About the author
German-Italian sociologist (1876–1936), a student of Max Weber who began on the socialist left and ended, controversially, sympathetic to Italian fascism — a trajectory his own theory of elite domination arguably foreshadowed. With Mosca and Pareto he is one of the founders of the 'elite theory' school of political sociology.
Synopsis
Michels argues that organisation itself breeds oligarchy. Mass parties need full-time leaders, specialised knowledge, and bureaucratic machinery; leaders accumulate skill, control information, and develop interests in their own positions; the rank and file, busy and grateful for leadership, defer. The result, he concludes with reluctance, is that 'who says organisation says oligarchy' — democracy within mass organisations is structurally self-undermining.
Quote to notice
Direct quote · Public domain“It is organization which gives birth to the dominion of the elected over the electors, of the mandataries over the mandators, of the delegates over the delegators. Who says organization, says oligarchy.”

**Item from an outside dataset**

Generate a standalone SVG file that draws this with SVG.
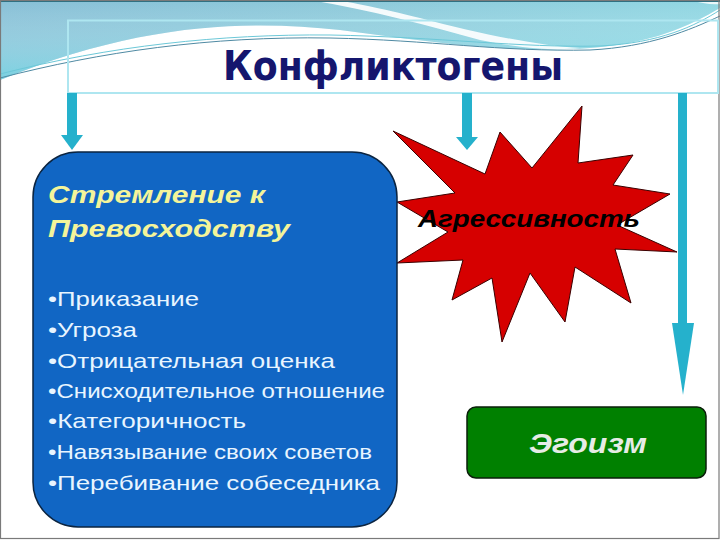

Michels locates the threat to democracy not in bad actors but in the logic of organisation itself. If even parties founded to empower the masses end up ruled by their own leadership, then formal democratic procedures may always mask an underlying concentration of power — a sobering check on democratic optimism.
To avoid a bubble
Pair with Robert Dahl, who argues that competition between elites and the dispersal of power in a pluralist 'polyarchy' can keep oligarchy in check, and with participatory democrats who reject Michels's fatalism.
Reading note
Read the introduction and the chapters stating the iron law; the detailed case studies of German Social Democracy matter less than the argument. Carry the thesis into every later text on democracy as the hardest internal objection it has to answer.
Best paired with
Robert Dahl, Democracy and Its Critics; José Ortega y Gasset, The Revolt of the Masses.